Frequently, the work-based distraction of stress stems from the fact that business owners and supervisors themselves are running fast in many directions. In battling their own distractions and multi-tasking challenges, Markel says, they often neglect to give the employees they supervise specific enough guidance on their priorities. “When employees are uncertain about their goals, they become distracted. It’s hard for them to focus” in general, let alone on uncertain priorities.
Polling Employees Sets the Stage
Before employers try to tackle the distractions they assume are present, by implementing policies and procedures, Markel suggests an alternative. Instead, raise awareness of possible distractions and how extensive those distractions are, by surveying employees. Employers can start the process by having employees ask themselves questions like these:
- Am I bothered by constant, irritating distractions?
- Are distractions making me inattentive, forgetful, disorganized, stressed out?
- How much more could I accomplish if I wasn’t so distracted?
- How do distractions effect my ability to do my best work? Do they keep me from fulfilling the roles and responsibilities of my job?
Raising awareness of distraction and measuring the extent of the problem are good starting points. Beyond that, when you ask questions like those above, you convey a reassuring message to employees that you want to take steps to tackle the problem.
As a consultant to business clients, the problems she is most often asked to address are the distracting demons of technology and of stress. That may mean tackling the issue from multiple angles, such as, creating realistic performance expectations, employee wellness programs and other actions employees may need to initiate independently.
Policies to minimize technology distractions, particularly e-mail, can be as simple as having employees limit their e-mail contact lists to the bare minimum, and discouraging employees from responding to e-mails that do not require a specific, timely answer. Most tactics are common sense; the important thing is to formalize your guidance by putting it in writing. This also gives employees permission to protect themselves from the needless distraction of e-mails that don’t need attention.
Quality “Think Time”
Many jobs that involve concentration require a ten-minute break on an hourly basis, to fortify employees to combat self-generated distractions, according to Markel. “Investing” 10 minutes in this way can yield more total productive work time.
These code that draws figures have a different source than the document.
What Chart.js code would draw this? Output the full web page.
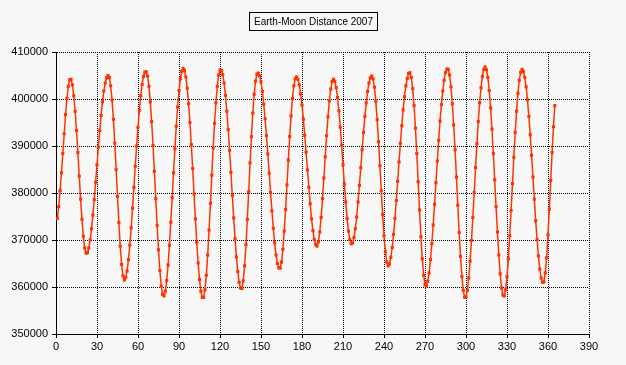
<!DOCTYPE html>
<html>
<head>
<meta charset="utf-8">
<script src="https://cdn.jsdelivr.net/npm/chart.js@4.4.1/dist/chart.umd.min.js"></script>
<style>
html,body{margin:0;padding:0;background:#f7f7f7;}
#wrap{position:relative;width:626px;height:365px;overflow:hidden;}
#c{position:absolute;left:0;top:0;}
#title{position:absolute;left:249px;top:12px;width:127px;height:17px;border:1px solid #000;
  font:10px "Liberation Sans",Arial,sans-serif;line-height:17px;text-align:center;color:#000;}
</style>
</head>
<body>
<div id="wrap">
  <canvas id="c" width="626" height="365"></canvas>
  <div id="title"></div>
</div>
<script>
const chartTitle = "Earth-Moon Distance 2007";
const firstDay = 1;
// daily Earth-Moon distance (km), day 1 .. day 365
const distanceKm = [
  374600, 377100, 380500, 384300, 388400, 392600, 396700, 400100, 402700, 404100,
  404200, 403000, 400700, 397400, 393300, 388600, 383600, 378700, 374400, 370800, 368300, 367200,
  367300, 368300, 370000, 372400, 375300, 378600, 382300, 386000, 389800, 393300, 396500, 399400, 401700, 403400, 404500, 405000,
  404600, 402800, 399800, 395700, 390600, 385000, 379300, 373700, 368700, 364800, 362400, 361500,
  362000, 363400, 365800, 368900, 372600, 376800, 381200, 385700, 390000, 394000, 397600, 400700, 403100, 404800, 405700,
  405800, 404900, 402700, 399400, 395200, 390100, 384600, 378800, 373100, 367900, 363500, 360200, 358400,
  358100, 359100, 361400, 364700, 368900, 373800, 379000, 384300, 389400, 394200, 398300, 401800, 404300, 405900, 406500,
  406100, 404700, 402300, 399000, 395000, 390300, 385200, 379800, 374500, 369500, 365100, 361600, 359100, 357800,
  357800, 359400, 362500, 366800, 372100, 377800, 383800, 389600, 394800, 399200, 402700, 405100, 406200,
  406100, 405200, 403400, 400800, 397400, 393500, 389100, 384400, 379500, 374700, 370300, 366400, 363300, 361000, 359800,
  359700, 361300, 364500, 369000, 374400, 380300, 386400, 392000, 397000, 401000, 403800, 405300,
  405500, 404900, 403600, 401600, 398900, 395800, 392200, 388300, 384200, 380100, 376200, 372500, 369400, 366800, 365000, 364100,
  364000, 365300, 368000, 371900, 376500, 381700, 387000, 392000, 396400, 400100, 402800, 404300,
  404700, 404200, 403000, 401100, 398700, 395700, 392300, 388700, 384900, 381200, 377700, 374500, 372000, 370100, 369000,
  368700, 369600, 371700, 374800, 378800, 383200, 387700, 392200, 396200, 399600, 402100, 403700, 404200,
  403800, 402400, 400300, 397500, 394000, 390200, 386000, 381900, 378100, 374600, 371900, 370100, 369200,
  369400, 370500, 372400, 374900, 378100, 381600, 385400, 389200, 392900, 396300, 399200, 401600, 403400, 404500, 404900,
  404300, 402500, 399500, 395600, 390900, 385800, 380500, 375400, 370900, 367500, 365300, 364500,
  364900, 366300, 368400, 371200, 374600, 378400, 382500, 386600, 390600, 394300, 397700, 400500, 402800, 404400, 405400,
  405600, 404600, 402200, 398600, 393800, 388400, 382400, 376400, 370700, 366000, 362500, 360500,
  360300, 361200, 363000, 365800, 369200, 373200, 377600, 382200, 386800, 391200, 395300, 398800, 401700, 404000, 405600, 406400,
  406300, 405100, 402600, 399000, 394500, 389200, 383400, 377400, 371600, 366500, 362200, 359300, 357800,
  357900, 359300, 361900, 365500, 369900, 374800, 380100, 385400, 390500, 395200, 399200, 402400, 404800, 406300,
  406800, 406200, 404600, 401800, 398100, 393600, 388400, 382800, 377100, 371700, 366800, 362800, 359800, 358300,
  358100, 359400, 362200, 366000, 370900, 376300, 382000, 387600, 392900, 397400, 401200, 404000, 405700,
  406300, 405900, 404600, 402600, 399800, 396300, 392400, 388000, 383400, 378700, 374100, 370100, 366600, 363800, 361900, 361000,
  361100, 363000, 366200, 371100, 376600, 382700, 388600, 394100, 398600
];
const xTickValues = [0, 30, 60, 90, 120, 150, 180, 210, 240, 270, 300, 330, 360, 390];
const yTickValues = [350000, 360000, 370000, 380000, 390000, 400000, 410000];

document.getElementById('title').textContent = chartTitle;

const points = distanceKm.map((v, i) => ({ x: firstDay + i, y: v }));
const FONT = { family: '"Liberation Sans", Arial, sans-serif', size: 11 };
const RED = '#ff3300';

new Chart(document.getElementById('c'), {
  type: 'line',
  data: {
    datasets: [{
      data: points,
      borderColor: RED,
      backgroundColor: RED,
      borderWidth: 1.5,
      pointStyle: 'rect',
      pointRadius: 2.2,
      pointBorderWidth: 0,
      pointBackgroundColor: RED,
      tension: 0,
      fill: false
    }]
  },
  options: {
    responsive: false,
    animation: false,
    events: [],
    layout: { padding: { top: 52, right: 37, left: 0, bottom: 0 } },
    plugins: { legend: { display: false }, title: { display: false }, tooltip: { enabled: false } },
    scales: {
      x: {
        type: 'linear',
        min: xTickValues[0],
        max: xTickValues[xTickValues.length - 1],
        afterBuildTicks: s => { s.ticks = xTickValues.map(v => ({ value: v })); },
        afterFit: s => { s.height = 31; },
        ticks: { color: '#000', font: FONT, padding: 2, maxRotation: 0, autoSkip: false,
                 callback: v => String(v) },
        grid: { color: '#000', lineWidth: 1, tickLength: 4, tickColor: '#000' },
        border: { display: true, color: '#000', width: 1, dash: [1, 1] }
      },
      y: {
        type: 'linear',
        min: yTickValues[0],
        max: yTickValues[yTickValues.length - 1],
        afterBuildTicks: s => { s.ticks = yTickValues.map(v => ({ value: v })); },
        afterFit: s => { s.width = 56; },
        ticks: { color: '#000', font: FONT, padding: 4, autoSkip: false,
                 callback: v => String(v) },
        grid: { color: '#000', lineWidth: 1, tickLength: 4, tickColor: '#000' },
        border: { display: true, color: '#000', width: 1, dash: [1, 1] }
      }
    }
  }
});
</script>
</body>
</html>
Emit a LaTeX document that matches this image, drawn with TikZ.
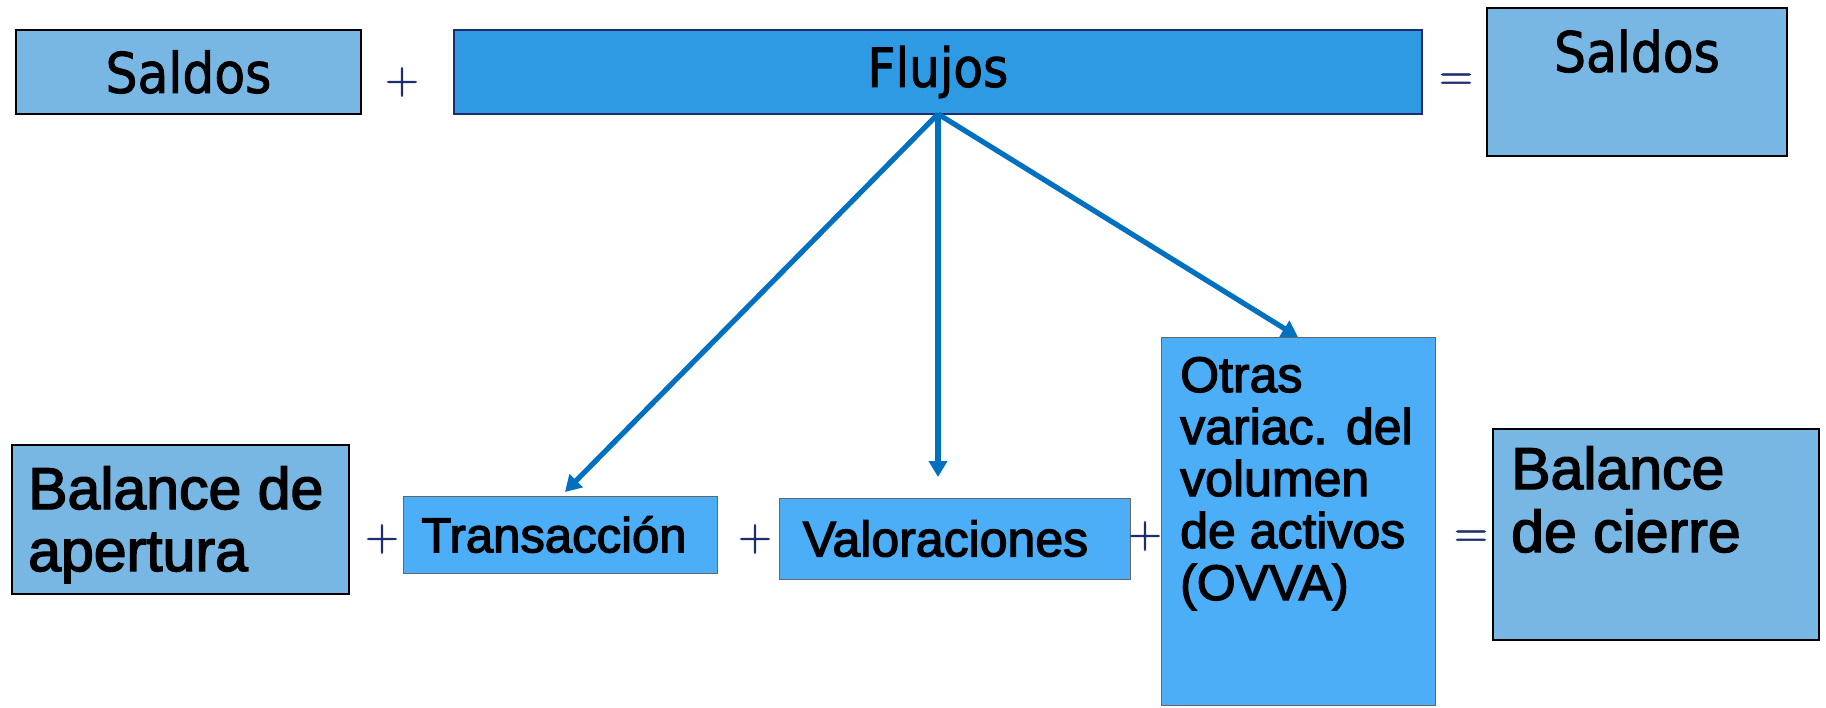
\documentclass[tikz,border=0pt]{standalone}
\usepackage{fontspec}
\setmainfont{Liberation Sans}[FakeBold=2.5]
\newfontfamily\tahomalike{DejaVu Sans Condensed}[FakeBold=1.5]
\newfontfamily\lmr{Latin Modern Roman}[FakeBold=1.2]
\usetikzlibrary{arrows.meta,calc}
\definecolor{saldofill}{RGB}{120,183,227}
\definecolor{flujofill}{RGB}{46,154,227}
\definecolor{itemfill}{RGB}{75,174,247}
\definecolor{opnavy}{RGB}{31,45,110}
\definecolor{arrowblue}{RGB}{0,112,192}
\newcommand{\fsz}[2]{\fontsize{#1}{#2}\selectfont}
\tikzset{
  boxbase/.style={rectangle, inner sep=0pt, outer sep=0pt, anchor=north west},
  saldobox/.style={boxbase, fill=saldofill, draw=black, line width=2pt},
  flujobox/.style={boxbase, fill=flujofill, draw=opnavy, line width=1.6pt},
  itembox/.style={boxbase, fill=itemfill, draw=black!60, line width=1pt},
  opsign/.style={text=opnavy, inner sep=0pt, font=\lmr\fsz{47}{47}},
  txt/.style={inner sep=0pt, text=black, align=left},
  flow/.style={draw=arrowblue, line width=5.2pt, -{Triangle[length=16pt,width=18pt]}}
}
\begin{document}
\begin{tikzpicture}[x=1pt,y=-1pt]
\useasboundingbox (0,0) rectangle (1826,707);
% top row
\node[saldobox, minimum width=345pt, minimum height=84pt, font=\tahomalike\fsz{56}{56}] (s1) at (16,30) {Saldos};
\node[flujobox, minimum width=968pt, minimum height=84pt, font=\tahomalike\fsz{54}{54}] (fl) at (454,30) {Flujos};
\node[saldobox, minimum width=300pt, minimum height=148pt] (s2) at (1487,8) {};
\node[txt, anchor=base, font=\tahomalike\fsz{56}{56}] (s2t) at ($(s2.north)+(0,64)$) {Saldos};
\node[opsign] (p0) at (402,82) {+};
\node[opsign] (e0) at (1456,82) {=};
% bottom row
\node[saldobox, minimum width=337pt, minimum height=149pt] (ba) at (12,445) {};
\node[txt, anchor=base west, font=\fsz{59}{62}] (bat) at (28,571) {Balance de\\apertura};
\node[itembox, minimum width=314pt, minimum height=77pt, font=\fsz{49}{49}] (tr) at (403,496) {Transacción\hspace*{12pt}};
\node[itembox, minimum width=351pt, minimum height=81pt, font=\fsz{50}{50}] (va) at (779,498) {Valoraciones\hspace*{18pt}};
\node[itembox, minimum width=274pt, minimum height=368pt] (ov) at (1161,337) {};
\node[txt, anchor=base west, font=\fsz{50}{52}] (ovt) at (1180,600) {Otras\\variac. del\\volumen\\de activos\\(OVVA)};
\node[saldobox, minimum width=326pt, minimum height=211pt] (bc) at (1493,429) {};
\node[txt, anchor=base west, font=\fsz{59}{63}] (bct) at (1511,552) {Balance\\de cierre};
\node[opsign] (p1) at (382,539) {+};
\node[opsign] (p2) at (755,539) {+};
\node[opsign] (p3) at (1145,536) {+};
\node[opsign] (e1) at (1471,539) {=};
% arrows
\coordinate (a1) at ($(tr.north)+(5,-4)$);
\coordinate (a2) at ($(fl.south)+(0,363)$);
\draw[flow] (fl.south) -- (a1);
\draw[flow] (fl.south) -- (a2);
\draw[flow] (fl.south) -- (ov.north);
\end{tikzpicture}
\end{document}
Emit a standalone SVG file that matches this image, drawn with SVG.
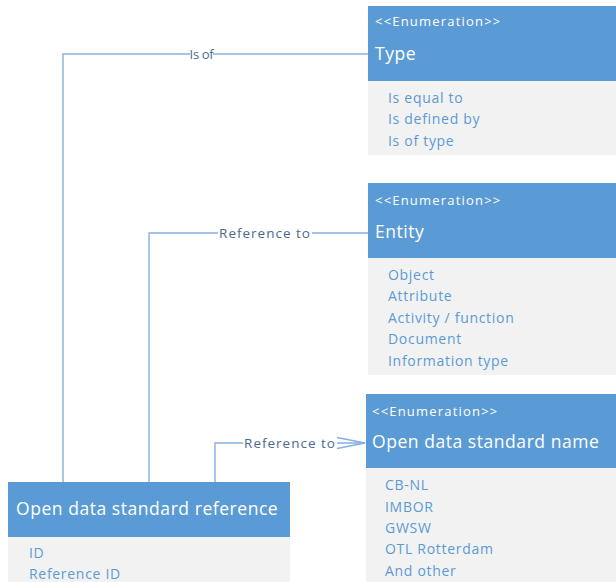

Markel encourages supervisors to establish procedures “that foster quality think time for staff members and teams.” That can include implementing what she calls “the electronic lockdown,” in which employees shut down all digital equipment, except what is required for the task at hand, for at least 15 minutes.
Creating quality think time often can benefit employees at all levels of the organization. It can be accomplished by something as simple as asking employees to take ten minutes when they arrive at work to map out and prioritize their tasks for the day — and build them into a formal schedule. Employees can be given another ten minutes at the end of the day to assess the day’s accomplishments, and how things could have gone better.
Employees also should be coached on how to productively confront people who distract them, like chatty coworkers, and even supervisors. It can’t just be a matter of assertiveness — i.e. standing up to one’s boss. The focus, Markel said, “should be on productivity.” If supervisor is a frequent source of distraction, the onus may be on the employee to communicate the problem (in productivity terms) with that supervisor.
Whatever the specific distraction-combating tactics, the bottom line, according to Markel, is for business owners and supervisors “to understand that if there is a need for high productivity and low stress, you have to establish quality conditions at work to create a non-distracting environment, with policies and procedures to make it happen.”